-- Exercise details --
Gather every line in the records below that contains the word "this".

(Rows from a dataset)
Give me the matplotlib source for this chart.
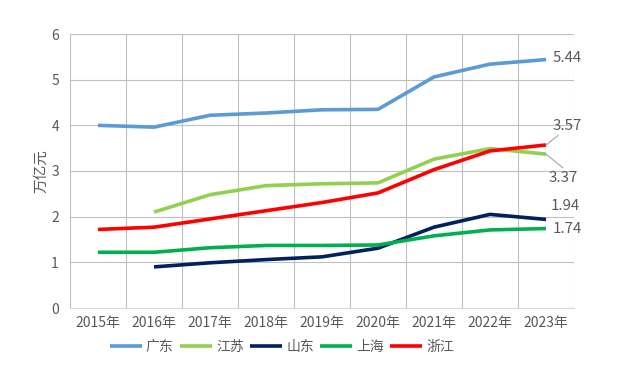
import matplotlib.pyplot as plt
import numpy as np

plt.rcParams['font.family'] = ['Noto Sans CJK SC', 'DejaVu Sans']

years = ['2015年', '2016年', '2017年', '2018年', '2019年', '2020年', '2021年', '2022年', '2023年']
guangdong = [4.00, 3.96, 4.22, 4.27, 4.34, 4.35, 5.06, 5.34, 5.44]
jiangsu = [np.nan, 2.10, 2.48, 2.68, 2.72, 2.74, 3.26, 3.49, 3.37]
shandong = [np.nan, 0.90, 0.99, 1.06, 1.12, 1.31, 1.77, 2.05, 1.94]
shanghai = [1.22, 1.22, 1.32, 1.37, 1.37, 1.38, 1.58, 1.71, 1.74]
zhejiang = [1.72, 1.77, 1.95, 2.13, 2.31, 2.52, 3.03, 3.44, 3.57]

names = ['广东', '江苏', '山东', '上海', '浙江']
colors = ['#5B9BD5', '#92D050', '#002060', '#00B050', '#FF0000']
series = [guangdong, jiangsu, shandong, shanghai, zhejiang]

txt = '#595959'
fig = plt.figure(figsize=(6.44, 3.84), dpi=100)
ax = fig.add_axes([70/644, 1-308/384, 504/644, 274/384])

x = np.arange(len(years))
for vals, name, c in zip(series, names, colors):
    ax.plot(x, vals, color=c, lw=2.6, label=name, solid_capstyle='butt')

ax.set_xlim(-0.5, len(years)-0.5)
ax.set_ylim(0, 6)
ax.set_yticks(range(7))
ax.set_xticks(x)
ax.set_xticklabels(years)
ax.set_xticks(np.arange(-0.5, len(years)), minor=True)
ax.grid(True, which='minor', axis='x', color='#bfbfbf', lw=0.8)
ax.grid(True, which='major', axis='y', color='#bfbfbf', lw=0.8)
ax.set_axisbelow(True)
for s in ax.spines.values():
    s.set_visible(False)
ax.spines['bottom'].set_visible(True)
ax.spines['bottom'].set_color('#d9d9d9')
ax.tick_params(which='both', length=0, colors=txt, labelsize=10)
ax.tick_params(axis='y', pad=8)
ax.tick_params(axis='x', pad=6)
ax.set_ylabel('万亿元', color=txt, fontsize=10.5, labelpad=2)

last = len(years) - 1
lbl = 10.8
ax.annotate(f'{guangdong[-1]:.2f}', (last, guangdong[-1]), xytext=(5, 1),
            textcoords='offset points', va='center', ha='left', color=txt, fontsize=lbl)
ax.annotate(f'{zhejiang[-1]:.2f}', (last, zhejiang[-1]), xytext=(5, 14),
            textcoords='offset points', va='center', ha='left', color=txt, fontsize=lbl,
            arrowprops=dict(arrowstyle='-', color='#a6a6a6', lw=0.8, shrinkA=0, shrinkB=0,
                            relpos=(0.3, 0)))
ax.annotate(f'{jiangsu[-1]:.2f}', (last, jiangsu[-1]), xytext=(2, -17),
            textcoords='offset points', va='center', ha='left', color=txt, fontsize=lbl,
            arrowprops=dict(arrowstyle='-', color='#a6a6a6', lw=0.8, shrinkA=0, shrinkB=0,
                            relpos=(0.6, 1)))
ax.annotate(f'{shandong[-1]:.2f}', (last, shandong[-1]), xytext=(3, 10),
            textcoords='offset points', va='center', ha='left', color=txt, fontsize=lbl)
ax.annotate(f'{shanghai[-1]:.2f}', (last, shanghai[-1]), xytext=(5, 0),
            textcoords='offset points', va='center', ha='left', color=txt, fontsize=lbl)

leg = fig.legend(loc='center', bbox_to_anchor=(282/644, 1-347/384), ncol=5, frameon=False,
                 fontsize=10, handlelength=2.3, handletextpad=0.3, columnspacing=0.45)
for t in leg.get_texts():
    t.set_color(txt)

fig.savefig('out.png', dpi=100)
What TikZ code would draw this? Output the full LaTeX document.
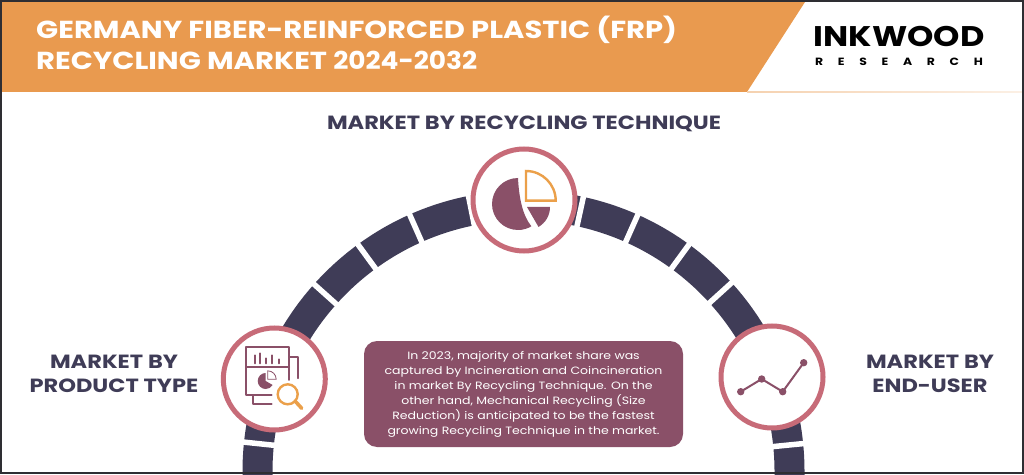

-- Response --
Give me the matplotlib source for this chart.
What TikZ code would draw this? Output the full LaTeX document.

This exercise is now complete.